Kimsenin keyfinizi kaçırmasına izin vermeyin, neden evlilik çocuk söz konusu olunca toplum sadece kadınların üstünde baskı kurar? Siz hiç 30-40 yaşına gelmiş bir erkek için şu çirkin cümlenin kurulduğunu duydunuz mu? "Ay Ahmet 30 yaşına geldi hala evlenmedi evde kaldı resmen" denildiğini duydunuz mu? Ben duymadım şahsen, hep Ayşe'ler Fatma'lara söylenir, söyleyenler de kadınlar.
Çocuk mevzu olur yine kimse Ahmet'e 40 yaşına geldi evlenmedi, bu yaştan sonra çocuğu olmaz demez, kadınların yumurta rezervi azalıyor, menopoz riski oluyorsa aynı döngü erkekler içinde var, kadınların vücudu yaşlanmaya başlıyor da erkeklerin vücudu 20'sinde sabitleniyor mu?
Ataerkil toplum yapısını, kadınların üstündeki baskıyı sürdüren kişiler yine kadınlar.
Bence gelin herşeye sıfırdan başlayın, kendinizi incelemeyi, kendinizi dinlemeyi bırakın, etrafın söylediklerine kulak tıkayın, hayatı yeniden pozitif hale çevirin, kendinizi sevin, size kaybettirdikleri özgüveni yeniden kazanın, siz genç yaşınızda topluma faydalı olmak için çabalamış, aslında belki de size ayyy sen daha evlenmedin mi diyen birçok insandan çok daha fazla şey başarmışsınız.
Hayat yalnızca evlenmekten ibaret değil, yaşamak, yaşama tutunmak için mutlaka evli ve çocuklu olmak gerekmiyor, hayattaki tek başarı da evli çocuklu olmak değil.
Siz sanıyor musunuz ki her evlenen mutlu?
Belki binlerce evli kadın yeniden bekar olabilmenin hayalini kuruyor?

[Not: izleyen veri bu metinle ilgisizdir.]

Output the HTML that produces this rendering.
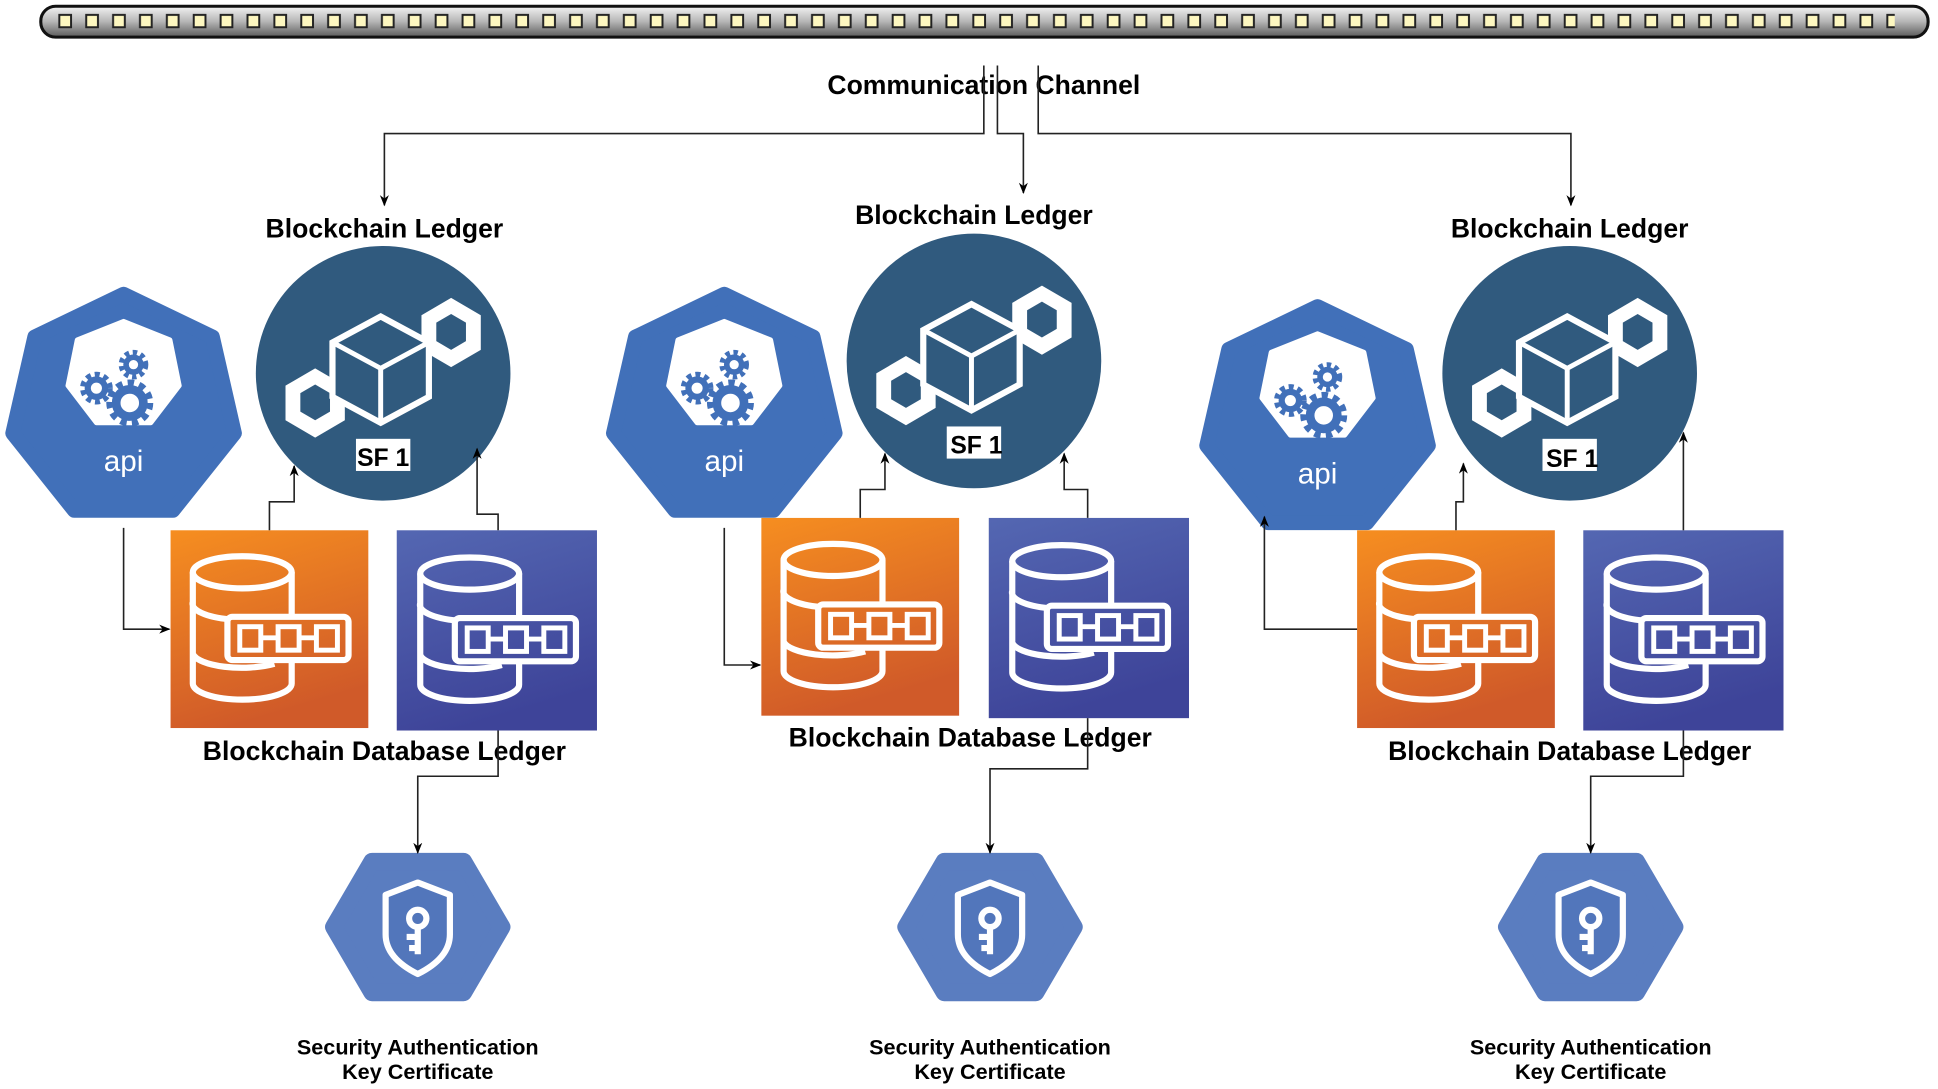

Ama hiçbiri bunu kendine bile itiraf edemiyor, 20'li yaşlarda evlenip de 20 yıllık evliliğini bitirmiş kaç kadın tanıyorum, hepsi boşandıktan sonra çok daha mutlu oldu, bir daha evlenmeyi düşünmüyorlar bile.
Bırakın isteyen istediğini düşünsün, siz hayatınızın keyfini çıkarmaya bakın, evlilik mi? Eğer kaderinizde evlilik varsa kısmetiniz sizi dünyanın bir ucunda olsanız da bulur, o zamana kadar her gününüzü güzel geçirmeye bakın çünkü dünyaya bir kere geliyoruz ve yaşadığımız hiçbir günün tekrarı yok.